Ledger responded with a detailed blog post, stressing that wallet.fail “presented 3 attack paths which could give the impression that critical vulnerabilities were uncovered on Ledger devices. This is not the case.”

According to the company, “in particular they did not succeed to extract any seed nor PIN on a stolen device. Every sensitive assets stored on the Secure Element remain secure.”

We’ll update the article, should Trezor reply to our request for comment.

Keep your wallet safe

As for protecting yourself in the meantime, one small blessing is that all the attacks shown by the team, even if they are possible, imply that the malicious parties have had physical access to your device. If your device is delivered properly and you can reasonably believe it has not fallen victim to a supply chain attack, all you need to do is keep it safe and maybe even not tell anyone you own it.

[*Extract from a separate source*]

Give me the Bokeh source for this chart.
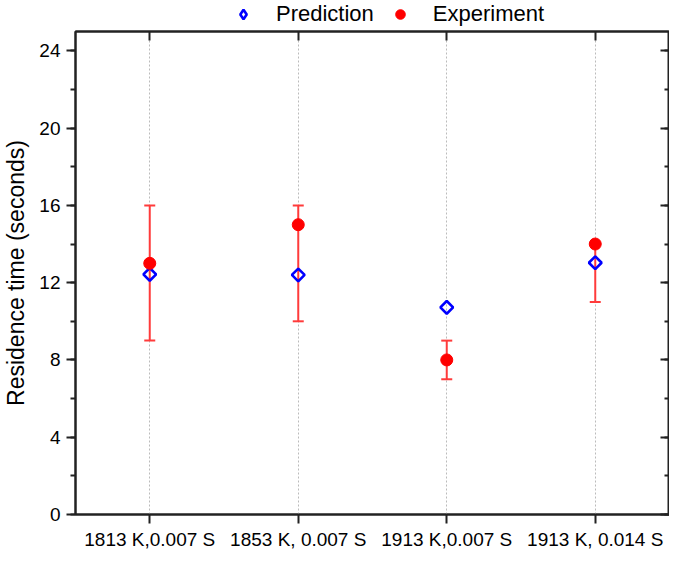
import math
from bokeh.plotting import figure
from bokeh.layouts import column
from bokeh.models import (ColumnDataSource, Whisker, TeeHead, Legend, LegendItem,
                          LinearAxis, CategoricalAxis, SingleIntervalTicker, Range1d)
from bokeh.embed import file_html
from bokeh.resources import INLINE

# ---- data ----
conditions = ["1813 K,0.007 S", "1853 K, 0.007 S", "1913 K,0.007 S", "1913 K, 0.014 S"]
prediction = [12.43, 12.4, 10.72, 13.03]
experiment = [13.0, 15.0, 8.0, 14.0]
exp_lower = [9.0, 10.0, 7.0, 11.0]
exp_upper = [16.0, 16.0, 9.0, 14.0]
series_names = ["Prediction", "Experiment"]
y_ticks_interval = 4

FONT = "Liberation Sans"
PRED_STYLE = dict(marker="square", angle=math.pi / 4, size=9, fill_color=None,
                  line_color="#0000ff", line_width=2.6)
PRED_LEG_STYLE = dict(marker="diamond", size=15, fill_color=None,
                      line_color="#0000ff", line_width=2.6)
EXP_STYLE = dict(marker="circle", size=12, fill_color="#ff0000", line_color="#ff0000")

src = ColumnDataSource(dict(x=conditions, pred=prediction, exp=experiment,
                            lower=exp_lower, upper=exp_upper))

# ---------- main plot ----------
p = figure(width=669, height=524, x_range=conditions, y_range=Range1d(0, 25),
           output_backend="svg", toolbar_location=None,
           min_border_left=60, min_border_right=0, min_border_top=3, min_border_bottom=0)
p.background_fill_color = "white"
p.border_fill_color = "white"
p.outline_line_color = "#222222"
p.outline_line_width = 2

p.ygrid.grid_line_color = None
p.xgrid.grid_line_color = "#bbbbbb"
p.xgrid.grid_line_dash = "2 2"
p.xgrid.grid_line_width = 1

ly = p.yaxis[0]
ly.ticker = SingleIntervalTicker(interval=y_ticks_interval, num_minor_ticks=2)
ly.axis_label = "Residence time (seconds)"
ly.axis_label_text_font = FONT
ly.axis_label_text_font_style = "normal"
ly.axis_label_text_font_size = "23px"
ly.axis_label_text_color = "black"
ly.axis_label_standoff = 7
ly.major_label_text_font = FONT
ly.major_label_text_font_size = "19px"
ly.major_label_text_color = "black"
ly.major_label_standoff = 6
ly.major_tick_out = 9
ly.major_tick_in = 0
ly.minor_tick_out = 5
ly.minor_tick_in = 0
ly.axis_line_width = 2
ly.major_tick_line_width = 2
ly.minor_tick_line_width = 2
ly.axis_line_color = "#222222"
ly.major_tick_line_color = "#222222"
ly.minor_tick_line_color = "#222222"

bx = p.xaxis[0]
bx.major_label_text_font = FONT
bx.major_label_text_font_size = "19px"
bx.major_label_text_color = "black"
bx.major_label_standoff = 5
bx.axis_label_standoff = 0
bx.major_tick_out = 9
bx.major_tick_in = 0
bx.axis_line_width = 2
bx.major_tick_line_width = 2
bx.axis_line_color = "#222222"
bx.major_tick_line_color = "#222222"

tx = CategoricalAxis(major_label_text_color=None, major_label_text_font_size="1px",
                     major_label_standoff=0, axis_label_standoff=0,
                     major_tick_in=9, major_tick_out=0, axis_line_width=2,
                     major_tick_line_width=2, axis_line_color="#222222",
                     major_tick_line_color="#222222")
p.add_layout(tx, "above")

ry = LinearAxis(ticker=SingleIntervalTicker(interval=y_ticks_interval, num_minor_ticks=2),
                major_label_text_color=None, major_label_text_font_size="1px",
                major_label_standoff=0, axis_label_standoff=0,
                major_tick_in=9, major_tick_out=0, minor_tick_in=5, minor_tick_out=0,
                axis_line_width=2, major_tick_line_width=2, minor_tick_line_width=2,
                axis_line_color="#222222", major_tick_line_color="#222222",
                minor_tick_line_color="#222222")
p.add_layout(ry, "right")

err_color = "#ff3b3b"
wh = Whisker(base="x", lower="lower", upper="upper", source=src, dimension="height",
             line_color=err_color, line_width=2,
             upper_head=TeeHead(size=11, line_color=err_color, line_width=2),
             lower_head=TeeHead(size=11, line_color=err_color, line_width=2))
p.add_layout(wh)

p.scatter("x", "pred", source=src, **PRED_STYLE)
p.scatter("x", "exp", source=src, **EXP_STYLE)

# ---------- legend strip (same data, drawn out of view; only legend shows) ----------
pl = figure(width=669, height=28, x_range=p.x_range, y_range=Range1d(-2, -1),
            output_backend="svg", toolbar_location=None,
            min_border_left=0, min_border_right=0, min_border_top=0, min_border_bottom=0)
pl.axis.visible = False
pl.grid.visible = False
pl.outline_line_color = None
lr1 = pl.scatter("x", "pred", source=src, **PRED_LEG_STYLE)
lr2 = pl.scatter("x", "exp", source=src, **EXP_STYLE)
legend = Legend(items=[LegendItem(label=series_names[0], renderers=[lr1], index=0),
                       LegendItem(label=series_names[1], renderers=[lr2], index=0)],
                orientation="horizontal", location=(156, 1),
                border_line_color=None, background_fill_alpha=0,
                label_text_font=FONT, label_text_font_size="22px",
                label_text_color="black",
                glyph_width=24, glyph_height=24, label_standoff=21, spacing=14,
                padding=0, margin=0)
pl.add_layout(legend, "center")

layout = column(pl, p, spacing=0)
open("out.html", "w").write(file_html(layout, INLINE))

The community also points out that these types of attacks are less likely to happen to real-world victims, but are important enough to warrant the attention of manufacturers, who should have their customers’ best interests at heart at all times.

Also, Reddit user u/cryptroop writes, “[…] The amount of security you have should be proportional to the amount of wealth you hold in crypto.”

User u/lnwlf177 points out the difference between fiat, and thus centralized financial systems, and crypto: “Meanwhile, credit cards have the private key printed on the front of a card, the password on the back, in plain text, and you carry it in your wallet everyday,” and u/mydanger adds, “The difference is that the banks will reimburse you, whereas a hacked crypto wallet is on you.”

In a recent interview with Cryptonews.com, Marek Palatinus, the CEO of SatoshiLabs (and maker of the Trezor hardware wallet), said that the company “is working on allowing the usage of SD cards with Trezor Model T to protect the encrypted passwords and files of our users. Additionally, security innovations are coming for those who want more – recovery seed splitting for additional safety of funds.”

Nonetheless, Palatinus warns that cold storage wallets will still have one potential point of failure, which hackers could increasingly target in the coming year.

“The only spot the attackers can focus on is the human element – that is, the users,” he said. “And I do not think that this is going to change anytime soon.”